Added Busch: “How you race is you get raced.”

Harvick raced to his sixth victory of the season and went 1-2 in some order with Busch for the ninth time this year. Busch has five wins and Martin Truex Jr., fourth Sunday, has four.

The Big Three were threatened in a race delayed by rain for more than three hours by Aric Almirola, who replaced Danica Patrick in the No. 10 Ford, for a portion of the race. He threatened to crash the party and had his second career Cup victory in sight. He led for more than 40 laps but was derailed by a poor pit stop and spun his tires on a restart that cost him.

“You think I’d be happy,” he said.

Not in this race.

Almirola was the latest also-ran to realize drivers have to be perfect to catch either of the Big Three.

Harvick, who won his 43rd career race, was in New Hampshire.

Harvick reeled off three straight victories at Atlanta, Las Vegas and Phoenix and went back-to-back in May at Dover and Kansas. It had been seven races since he reached victory lane.

He did what he had to do again in the No. 4 Ford to celebrate there again for Stewart-Haas Racing.

Here are some items of note from a wet day in New Hampshire.

One and done

New Hampshire hosted its only Cup weekend of the season because track owner Speedway Motorsports Inc. transferred the fall playoff race to Las Vegas Motor

Speedway. New Hampshire ran its first Cup race in 1993 and got a second date in 1997.

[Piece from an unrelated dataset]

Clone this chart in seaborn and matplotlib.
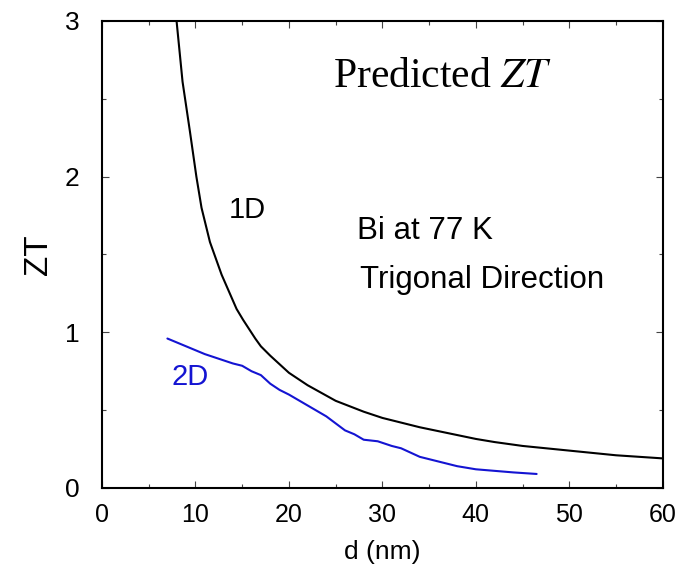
import numpy as np
import pandas as pd
import seaborn as sns
import matplotlib.pyplot as plt
from matplotlib.ticker import MultipleLocator

# --- dados (Bi a 77 K, direção trigonal) ---
d_1d = [7.98, 8.62, 9.41, 10.1, 10.65, 11.55, 12.8, 14.4, 15.1, 16.4, 17.0, 18.0,
        20.0, 22.0, 25.0, 28.0, 30.0, 32.0, 34.0, 36.0, 38.0, 40.0, 42.0, 45.0,
        50.0, 55.0, 60.0]
zt_1d = [3.0, 2.61, 2.29, 2.0, 1.80, 1.58, 1.37, 1.15, 1.08, 0.96, 0.91, 0.85,
         0.74, 0.66, 0.56, 0.49, 0.45, 0.42, 0.39, 0.365, 0.34, 0.315, 0.295, 0.27,
         0.24, 0.21, 0.19]

d_2d = [7.0, 8.0, 9.0, 10.0, 11.0, 12.0, 13.0, 14.0, 15.0, 16.0, 17.0, 18.0, 19.0,
        20.0, 22.0, 24.0, 26.0, 27.0, 28.0, 29.5, 31.0, 32.0, 34.0, 36.0, 38.0,
        40.0, 42.0, 44.0, 46.5]
zt_2d = [0.96, 0.935, 0.91, 0.885, 0.86, 0.84, 0.82, 0.80, 0.785, 0.75, 0.725, 0.67,
         0.63, 0.60, 0.53, 0.46, 0.37, 0.345, 0.31, 0.30, 0.27, 0.255, 0.20, 0.17,
         0.14, 0.12, 0.11, 0.10, 0.09]

x_ticks = [0, 10, 20, 30, 40, 50, 60]
y_ticks = [0, 1, 2, 3]

sns.set_style("ticks")
plt.rcParams['font.family'] = ['Liberation Sans', 'DejaVu Sans']
plt.rcParams['mathtext.fontset'] = 'stix'
plt.rcParams['text.color'] = 'black'
plt.rcParams['axes.labelcolor'] = 'black'
plt.rcParams['xtick.labelcolor'] = 'black'
plt.rcParams['ytick.labelcolor'] = 'black'

df1 = pd.DataFrame({'d': d_1d, 'ZT': zt_1d})
df2 = pd.DataFrame({'d': d_2d, 'ZT': zt_2d})

fig = plt.figure(figsize=(6.89, 5.64), dpi=100)
ax = fig.add_axes([0.148, 0.1348, 0.814, 0.828])

sns.lineplot(data=df1, x='d', y='ZT', ax=ax, color='black', lw=1.5,
             sort=False, estimator=None)
sns.lineplot(data=df2, x='d', y='ZT', ax=ax, color='#1414d2', lw=1.5,
             sort=False, estimator=None)

ax.set_xlim(0, 60)
ax.set_ylim(0, 3)
ax.set_xticks(x_ticks)
ax.set_yticks(y_ticks)
ax.xaxis.set_minor_locator(MultipleLocator(5))
ax.yaxis.set_minor_locator(MultipleLocator(0.5))
ax.tick_params(which='both', direction='in', top=True, right=True,
               width=0.8, color='#444444')
ax.tick_params(which='major', length=5)
ax.tick_params(which='minor', length=3)
ax.tick_params(axis='x', labelsize=18, pad=11)
ax.tick_params(axis='y', labelsize=19, pad=16)
for s in ax.spines.values():
    s.set_linewidth(1.5)
    s.set_color('black')

ax.set_xlabel('d (nm)', fontsize=19, labelpad=9)
ax.set_ylabel('ZT', fontsize=24)
ax.yaxis.set_label_coords(-0.085, 0.5)

# --- anotações ---
ax.text(24.7, 2.575, 'Predicted $ZT$', fontsize=30, family='Liberation Serif')
ax.text(15.6, 1.785, '1D', fontsize=21, ha='center', va='center')
ax.text(9.4, 0.71, '2D', fontsize=21, ha='center', va='center', color='#1414d2')
ax.text(27.3, 1.60, 'Bi at 77 K', fontsize=22.5)
ax.text(27.6, 1.285, 'Trigonal Direction', fontsize=22.5)

plt.savefig('out.png', dpi=100)
plt.close()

The track will fill the open date in September with the NASCAR Modified Tour and the winner of the marquee Musket 250 race will claim a share of the $181,100 purse. New Hampshire also plans to hold a country music festival in 2019.

Many drivers feel the sport would be helped if it stopped racing twice a season at some tracks.

Track general manager Dave McGrath said there was a modest ticket bump from Sunday’s race compared to last July. He did not reveal attendance numbers.

“There’s no significant drop year over year. We’re holding our own,” McGrath said. “I wish that everybody that was here in September was here in July but I think that’s going to take a few years for that to truly take hold. The good news is, that level, steady (crowd) is a big win in my book. That clearly shows we’re keeping those that we had and it’s our job now to find that next group to come and be part of the weekend.”

WORKING FOR THE WEEKEND

Loverboy played the pre-race concert in the rain.

Loverboy’s song “Heaven in Your Eyes” was on the “Top Gun” soundtrack in 1986 and Tom Cruise recently started filming the sequel “Top Gun: Maverick.”

That had 80s movie soundtrack fans lovin’ every minute of wondering if Loverboy also would return for the flick.

Lead singer Mike Reno said he recorded a song he hoped would be used in the movie.

“We recorded it and I sent it out. I don’t know if they’re going to take it,” Reno said. “I’m hoping they pick some nice retro music, rather than go with the new stuff. When you listen to the song we recorded for the new ‘Top Gun,’ you can almost hear the jets flying by.”

SAFETY FIRST

New England Patriots safety Patrick Chung had been scheduled to drive the pace car for the race.

“I think they need to put me in a real car,” Chung said, laughing.

Chung declined to discuss the NFL’s national anthem debate that was reignited this week. Miami Dolphins owner Stephen Ross said he hadn’t decided whether to actually discipline players who protest during the national anthem when he formally told the team that the demonstrations could be punishable.

“Can’t worry about things you can’t control. It is what it is,” Chung said.

Chung said he was ready for the Patriots to start training camp and put the Super Bowl loss to the Philadelphia Eagles behind them.

“That game sucked,” he said.

UP NEXT

The series heads to Pocono Raceway where Kyle Busch is the defending race winner.